BEGIN Given information

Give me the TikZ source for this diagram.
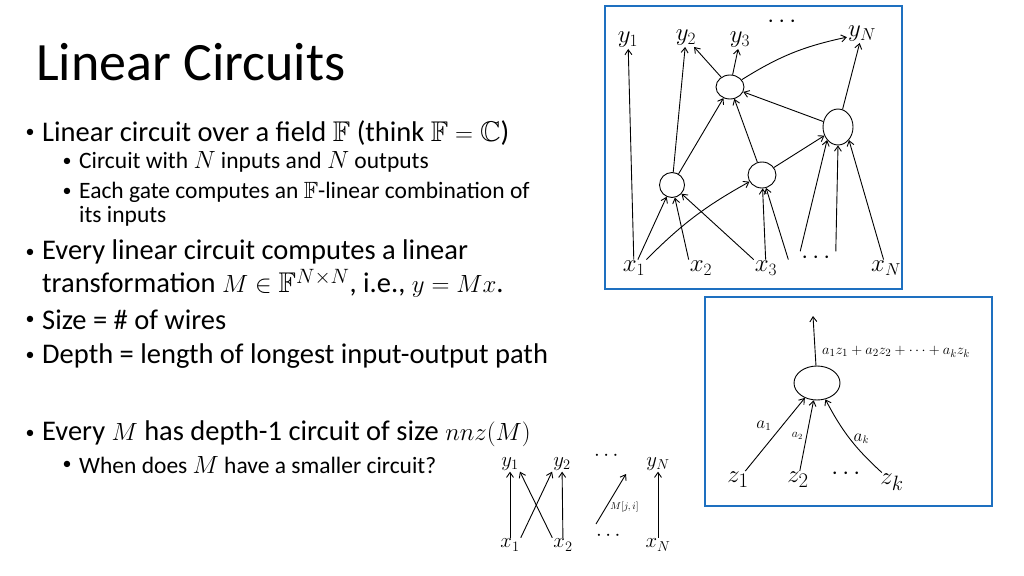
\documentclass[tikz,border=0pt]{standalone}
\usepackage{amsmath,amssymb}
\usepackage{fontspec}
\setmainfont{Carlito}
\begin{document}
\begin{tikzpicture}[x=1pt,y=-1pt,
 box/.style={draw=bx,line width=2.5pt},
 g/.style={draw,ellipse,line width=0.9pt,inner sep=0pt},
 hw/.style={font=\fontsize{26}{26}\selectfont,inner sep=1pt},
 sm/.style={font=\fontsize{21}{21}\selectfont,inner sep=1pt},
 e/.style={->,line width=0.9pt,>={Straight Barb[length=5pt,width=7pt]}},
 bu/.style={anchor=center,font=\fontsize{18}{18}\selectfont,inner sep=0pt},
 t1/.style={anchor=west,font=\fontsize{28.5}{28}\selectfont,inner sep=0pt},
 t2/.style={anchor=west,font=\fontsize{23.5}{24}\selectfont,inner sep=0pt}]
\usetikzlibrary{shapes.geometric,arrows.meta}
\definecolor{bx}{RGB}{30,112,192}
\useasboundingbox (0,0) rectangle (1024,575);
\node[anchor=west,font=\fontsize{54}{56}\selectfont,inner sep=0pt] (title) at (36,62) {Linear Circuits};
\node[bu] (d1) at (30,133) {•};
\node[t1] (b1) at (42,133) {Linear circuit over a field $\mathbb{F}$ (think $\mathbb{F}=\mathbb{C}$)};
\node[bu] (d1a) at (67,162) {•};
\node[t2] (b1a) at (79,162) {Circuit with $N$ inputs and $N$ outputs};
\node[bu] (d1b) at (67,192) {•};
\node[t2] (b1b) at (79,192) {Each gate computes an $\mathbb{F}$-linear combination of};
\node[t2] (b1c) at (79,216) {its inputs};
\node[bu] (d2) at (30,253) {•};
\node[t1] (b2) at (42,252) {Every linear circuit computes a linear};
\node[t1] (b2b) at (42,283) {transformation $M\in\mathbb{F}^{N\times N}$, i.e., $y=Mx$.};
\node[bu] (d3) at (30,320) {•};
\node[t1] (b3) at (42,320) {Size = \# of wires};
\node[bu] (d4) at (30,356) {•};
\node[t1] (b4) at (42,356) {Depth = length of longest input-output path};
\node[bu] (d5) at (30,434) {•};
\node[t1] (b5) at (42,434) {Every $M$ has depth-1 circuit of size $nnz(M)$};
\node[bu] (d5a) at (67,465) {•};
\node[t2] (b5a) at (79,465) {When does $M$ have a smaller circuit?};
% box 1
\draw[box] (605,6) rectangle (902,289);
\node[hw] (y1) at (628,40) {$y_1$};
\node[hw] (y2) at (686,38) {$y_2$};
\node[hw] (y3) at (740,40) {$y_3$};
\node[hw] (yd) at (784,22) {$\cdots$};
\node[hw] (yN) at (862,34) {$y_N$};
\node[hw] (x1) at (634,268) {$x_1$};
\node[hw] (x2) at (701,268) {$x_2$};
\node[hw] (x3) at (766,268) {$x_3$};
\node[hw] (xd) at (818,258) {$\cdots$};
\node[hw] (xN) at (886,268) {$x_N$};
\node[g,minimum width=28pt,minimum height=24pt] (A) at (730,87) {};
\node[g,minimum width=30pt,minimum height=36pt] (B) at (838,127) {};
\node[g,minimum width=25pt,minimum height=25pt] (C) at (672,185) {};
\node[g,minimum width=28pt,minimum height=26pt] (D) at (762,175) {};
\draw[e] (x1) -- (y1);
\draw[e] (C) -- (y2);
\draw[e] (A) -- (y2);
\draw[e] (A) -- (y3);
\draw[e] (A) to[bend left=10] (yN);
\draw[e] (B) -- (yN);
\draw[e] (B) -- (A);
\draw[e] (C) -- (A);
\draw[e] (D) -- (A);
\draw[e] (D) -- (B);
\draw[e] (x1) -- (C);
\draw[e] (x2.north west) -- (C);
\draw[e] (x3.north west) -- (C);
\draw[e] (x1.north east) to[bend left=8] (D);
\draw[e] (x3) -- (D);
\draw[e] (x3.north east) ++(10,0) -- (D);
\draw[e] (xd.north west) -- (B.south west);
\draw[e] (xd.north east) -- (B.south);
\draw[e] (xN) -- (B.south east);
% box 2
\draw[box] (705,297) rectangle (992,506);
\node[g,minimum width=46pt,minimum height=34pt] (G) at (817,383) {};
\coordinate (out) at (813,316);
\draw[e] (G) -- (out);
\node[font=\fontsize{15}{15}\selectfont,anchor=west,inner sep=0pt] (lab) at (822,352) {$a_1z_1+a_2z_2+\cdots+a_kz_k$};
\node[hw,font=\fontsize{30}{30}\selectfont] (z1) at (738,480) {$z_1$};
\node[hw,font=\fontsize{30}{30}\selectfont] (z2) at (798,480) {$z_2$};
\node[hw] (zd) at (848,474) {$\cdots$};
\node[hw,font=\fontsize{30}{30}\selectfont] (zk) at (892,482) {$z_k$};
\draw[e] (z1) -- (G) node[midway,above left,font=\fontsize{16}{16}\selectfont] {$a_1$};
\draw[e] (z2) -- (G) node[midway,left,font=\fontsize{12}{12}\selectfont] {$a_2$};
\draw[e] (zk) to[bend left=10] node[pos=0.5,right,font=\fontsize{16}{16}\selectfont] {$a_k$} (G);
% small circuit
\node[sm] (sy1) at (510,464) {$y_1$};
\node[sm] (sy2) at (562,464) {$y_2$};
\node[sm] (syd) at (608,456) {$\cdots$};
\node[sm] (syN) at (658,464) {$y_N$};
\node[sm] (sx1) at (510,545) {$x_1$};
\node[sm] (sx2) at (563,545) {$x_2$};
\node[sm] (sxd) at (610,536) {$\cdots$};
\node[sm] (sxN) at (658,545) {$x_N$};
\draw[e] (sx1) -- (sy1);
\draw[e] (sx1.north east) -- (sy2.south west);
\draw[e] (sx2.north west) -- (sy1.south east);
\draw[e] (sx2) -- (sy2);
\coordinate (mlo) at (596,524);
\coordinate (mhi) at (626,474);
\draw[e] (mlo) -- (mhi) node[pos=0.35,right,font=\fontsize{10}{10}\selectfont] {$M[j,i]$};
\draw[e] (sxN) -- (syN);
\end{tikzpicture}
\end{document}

END Given information

# [Task description]
Return the material exactly as given, apart from the pictures.

# [Expected answer]
Give me the TikZ source for this diagram.
\documentclass[tikz,border=0pt]{standalone}
\usepackage{amsmath,amssymb}
\usepackage{fontspec}
\setmainfont{Carlito}
\begin{document}
\begin{tikzpicture}[x=1pt,y=-1pt,
 box/.style={draw=bx,line width=2.5pt},
 g/.style={draw,ellipse,line width=0.9pt,inner sep=0pt},
 hw/.style={font=\fontsize{26}{26}\selectfont,inner sep=1pt},
 sm/.style={font=\fontsize{21}{21}\selectfont,inner sep=1pt},
 e/.style={->,line width=0.9pt,>={Straight Barb[length=5pt,width=7pt]}},
 bu/.style={anchor=center,font=\fontsize{18}{18}\selectfont,inner sep=0pt},
 t1/.style={anchor=west,font=\fontsize{28.5}{28}\selectfont,inner sep=0pt},
 t2/.style={anchor=west,font=\fontsize{23.5}{24}\selectfont,inner sep=0pt}]
\usetikzlibrary{shapes.geometric,arrows.meta}
\definecolor{bx}{RGB}{30,112,192}
\useasboundingbox (0,0) rectangle (1024,575);
\node[anchor=west,font=\fontsize{54}{56}\selectfont,inner sep=0pt] (title) at (36,62) {Linear Circuits};
\node[bu] (d1) at (30,133) {•};
\node[t1] (b1) at (42,133) {Linear circuit over a field $\mathbb{F}$ (think $\mathbb{F}=\mathbb{C}$)};
\node[bu] (d1a) at (67,162) {•};
\node[t2] (b1a) at (79,162) {Circuit with $N$ inputs and $N$ outputs};
\node[bu] (d1b) at (67,192) {•};
\node[t2] (b1b) at (79,192) {Each gate computes an $\mathbb{F}$-linear combination of};
\node[t2] (b1c) at (79,216) {its inputs};
\node[bu] (d2) at (30,253) {•};
\node[t1] (b2) at (42,252) {Every linear circuit computes a linear};
\node[t1] (b2b) at (42,283) {transformation $M\in\mathbb{F}^{N\times N}$, i.e., $y=Mx$.};
\node[bu] (d3) at (30,320) {•};
\node[t1] (b3) at (42,320) {Size = \# of wires};
\node[bu] (d4) at (30,356) {•};
\node[t1] (b4) at (42,356) {Depth = length of longest input-output path};
\node[bu] (d5) at (30,434) {•};
\node[t1] (b5) at (42,434) {Every $M$ has depth-1 circuit of size $nnz(M)$};
\node[bu] (d5a) at (67,465) {•};
\node[t2] (b5a) at (79,465) {When does $M$ have a smaller circuit?};
% box 1
\draw[box] (605,6) rectangle (902,289);
\node[hw] (y1) at (628,40) {$y_1$};
\node[hw] (y2) at (686,38) {$y_2$};
\node[hw] (y3) at (740,40) {$y_3$};
\node[hw] (yd) at (784,22) {$\cdots$};
\node[hw] (yN) at (862,34) {$y_N$};
\node[hw] (x1) at (634,268) {$x_1$};
\node[hw] (x2) at (701,268) {$x_2$};
\node[hw] (x3) at (766,268) {$x_3$};
\node[hw] (xd) at (818,258) {$\cdots$};
\node[hw] (xN) at (886,268) {$x_N$};
\node[g,minimum width=28pt,minimum height=24pt] (A) at (730,87) {};
\node[g,minimum width=30pt,minimum height=36pt] (B) at (838,127) {};
\node[g,minimum width=25pt,minimum height=25pt] (C) at (672,185) {};
\node[g,minimum width=28pt,minimum height=26pt] (D) at (762,175) {};
\draw[e] (x1) -- (y1);
\draw[e] (C) -- (y2);
\draw[e] (A) -- (y2);
\draw[e] (A) -- (y3);
\draw[e] (A) to[bend left=10] (yN);
\draw[e] (B) -- (yN);
\draw[e] (B) -- (A);
\draw[e] (C) -- (A);
\draw[e] (D) -- (A);
\draw[e] (D) -- (B);
\draw[e] (x1) -- (C);
\draw[e] (x2.north west) -- (C);
\draw[e] (x3.north west) -- (C);
\draw[e] (x1.north east) to[bend left=8] (D);
\draw[e] (x3) -- (D);
\draw[e] (x3.north east) ++(10,0) -- (D);
\draw[e] (xd.north west) -- (B.south west);
\draw[e] (xd.north east) -- (B.south);
\draw[e] (xN) -- (B.south east);
% box 2
\draw[box] (705,297) rectangle (992,506);
\node[g,minimum width=46pt,minimum height=34pt] (G) at (817,383) {};
\coordinate (out) at (813,316);
\draw[e] (G) -- (out);
\node[font=\fontsize{15}{15}\selectfont,anchor=west,inner sep=0pt] (lab) at (822,352) {$a_1z_1+a_2z_2+\cdots+a_kz_k$};
\node[hw,font=\fontsize{30}{30}\selectfont] (z1) at (738,480) {$z_1$};
\node[hw,font=\fontsize{30}{30}\selectfont] (z2) at (798,480) {$z_2$};
\node[hw] (zd) at (848,474) {$\cdots$};
\node[hw,font=\fontsize{30}{30}\selectfont] (zk) at (892,482) {$z_k$};
\draw[e] (z1) -- (G) node[midway,above left,font=\fontsize{16}{16}\selectfont] {$a_1$};
\draw[e] (z2) -- (G) node[midway,left,font=\fontsize{12}{12}\selectfont] {$a_2$};
\draw[e] (zk) to[bend left=10] node[pos=0.5,right,font=\fontsize{16}{16}\selectfont] {$a_k$} (G);
% small circuit
\node[sm] (sy1) at (510,464) {$y_1$};
\node[sm] (sy2) at (562,464) {$y_2$};
\node[sm] (syd) at (608,456) {$\cdots$};
\node[sm] (syN) at (658,464) {$y_N$};
\node[sm] (sx1) at (510,545) {$x_1$};
\node[sm] (sx2) at (563,545) {$x_2$};
\node[sm] (sxd) at (610,536) {$\cdots$};
\node[sm] (sxN) at (658,545) {$x_N$};
\draw[e] (sx1) -- (sy1);
\draw[e] (sx1.north east) -- (sy2.south west);
\draw[e] (sx2.north west) -- (sy1.south east);
\draw[e] (sx2) -- (sy2);
\coordinate (mlo) at (596,524);
\coordinate (mhi) at (626,474);
\draw[e] (mlo) -- (mhi) node[pos=0.35,right,font=\fontsize{10}{10}\selectfont] {$M[j,i]$};
\draw[e] (sxN) -- (syN);
\end{tikzpicture}
\end{document}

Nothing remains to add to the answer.